Idioms about war

Idioms about war

  • all's fair in love and war.

    Meaning: In love or in war, you are allowed to be deceitful in order to get what you want.

  • an act of war

    Meaning: An act which is considered violent enough to cause war.

  • armed to the teeth

    Meaning: The phrase armed to the teeth is an idiomatic expression that means heavily armed with deadly weapons.

  • arrow in the quiver

    Meaning: This idiom is used when talking about one of a number of resources or strategies that can be used to achieve a goal.

  • bring a knife to a gunfight

    Meaning: To enter into a confrontation or other challenging situation without being adequately equipped or prepared.

  • bury the hatchet

    Meaning: The phrase to bury the hatchet is an idiomatic expression; it means to make peace.

  • call the shots

    Meaning: If you call the shots you are in charge. You decide on the course of action and take the initiative.

  • caught in the crossfire

    Meaning: This phrase is an idiomatic expression that literally means to be trapped between two lines of enemy fire

  • choose your battles

    Meaning: If you choose your battles wisely, you are selective of the problems, arguments, and confrontations that you get involved in. Sometimes, it is wiser to save your time and effort only for the things that matter than to choose to fight every problem.

  • cross swords

    Meaning: to quarrel or argue with someone; to have a dispute with someone.

  • dodge a bullet

    Meaning: To manage to avoid a difficult or undesirable situation.

  • double-edged sword

    Meaning: A benefit that carries some significant but non-obvious cost or risk.

  • draw fire

    Meaning: If you draw fire, you attract hostile criticism.

  • drop a bombshell

    Meaning: The phrase drop a bombshell refers to an alarming and unexpected announcement.

  • fight fire with fire

    Meaning: If you fight fire with fire, you use the same methods and tactics that your opponent is using against you.

  • fight the good fight

    Meaning: If you fight the good fight, you try very hard to do what is right so as to have a clean conscience.

  • give the gun

    Meaning: The phrase give it the gun means to make a motor or engine run faster; to speed up.

  • go to war (over someone or something)

    Meaning: To declare a war over someone or something.

  • gun it

    Meaning: The phrase gun it means to accelerate or speed up quickly or suddenly. This idiom is usually said while traveling in a car.

  • hit and miss

    Meaning: If something is hit and miss, it is unpredictable and may produce good results or it may fail altogether.

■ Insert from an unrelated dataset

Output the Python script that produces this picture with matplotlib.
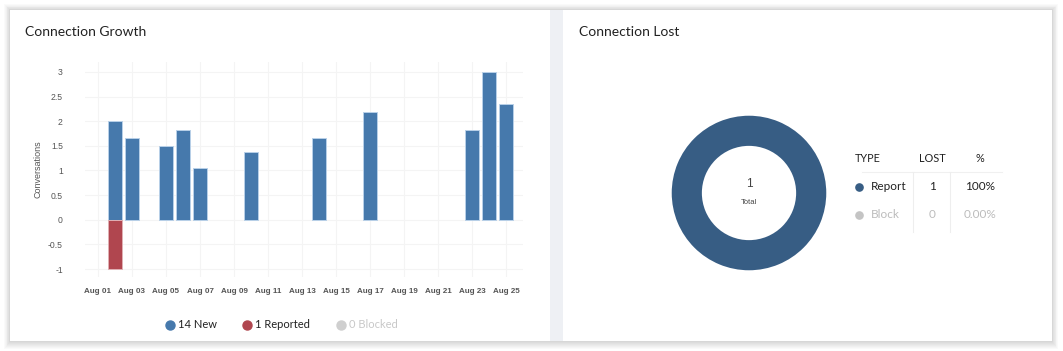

  • if you want peace, prepare for war

    Meaning: The adage if you want peace, prepare for war means that if a country is well armed and is strong, its opponents will be less likely to attack it.

  • in the firing line

    Meaning: If people are in the firing line, they are in a situation where they are likely to be criticized or attacked.

  • jump the gun

    Meaning: The phrase jump the gun means to act too soon, before the right time.

  • keep your powder dry

    Meaning: Be cautious and prepared for the worst.

  • lock and load

    Meaning: The phrase lock and load means to prepare for an imminent event.

  • loose cannon

    Meaning: The idiom "loose cannon" refers to a person who is unpredictable or uncontrolled and who is likely to cause unintentional damage.

  • meet your Waterloo

    Meaning: If someone meets their Waterloo they are defeated by someone who is stronger or by a problem that is very difficult to surmount.

  • ride shotgun

    Meaning: To ride shotgun means to sit in the front passenger seat of a vehicle during a trip. Figuratively, the phrase refers to the support or aid given to someone in a situation or project.

  • running battle

    Meaning: The phrase running battle refers to an argument that continues over a long period of time.

  • shot across the bow

    Meaning: The phrase a shot across the bow is an idiomatic expression that indicates a warning to stop doing something.

  • shot in the dark

    Meaning: The phrase refers to a hopeful attempt at something or a wild guess especially when you have no certain information or knowledge about the subject.

  • spike someone's guns

    Meaning: The phrase spike someone's guns means to ruin someone's plans or prevent someone's success.

  • stick to one's guns

    Meaning: To stick to one's guns means to refuse to change one's convictions or beliefs; to maintain one's position in the face of opposition.

  • take a stab at

    Meaning: The phrase to take a stab at means to attempt or try.

  • to the hilt

    Meaning: completely, fully, to one's limit

  • under the gun

    Meaning: If you are under the gun, this means that you are under pressure.

  • war of nerves

    Meaning: War of nerves refers to a conflict using psychological techniques rather than direct violence in order to weaken the enemy.

  • war of words

    Meaning: An argument between two people or groups.

  • war zone

    Meaning: The idiom war zone refers to an area where war or some extreme violence is taking place.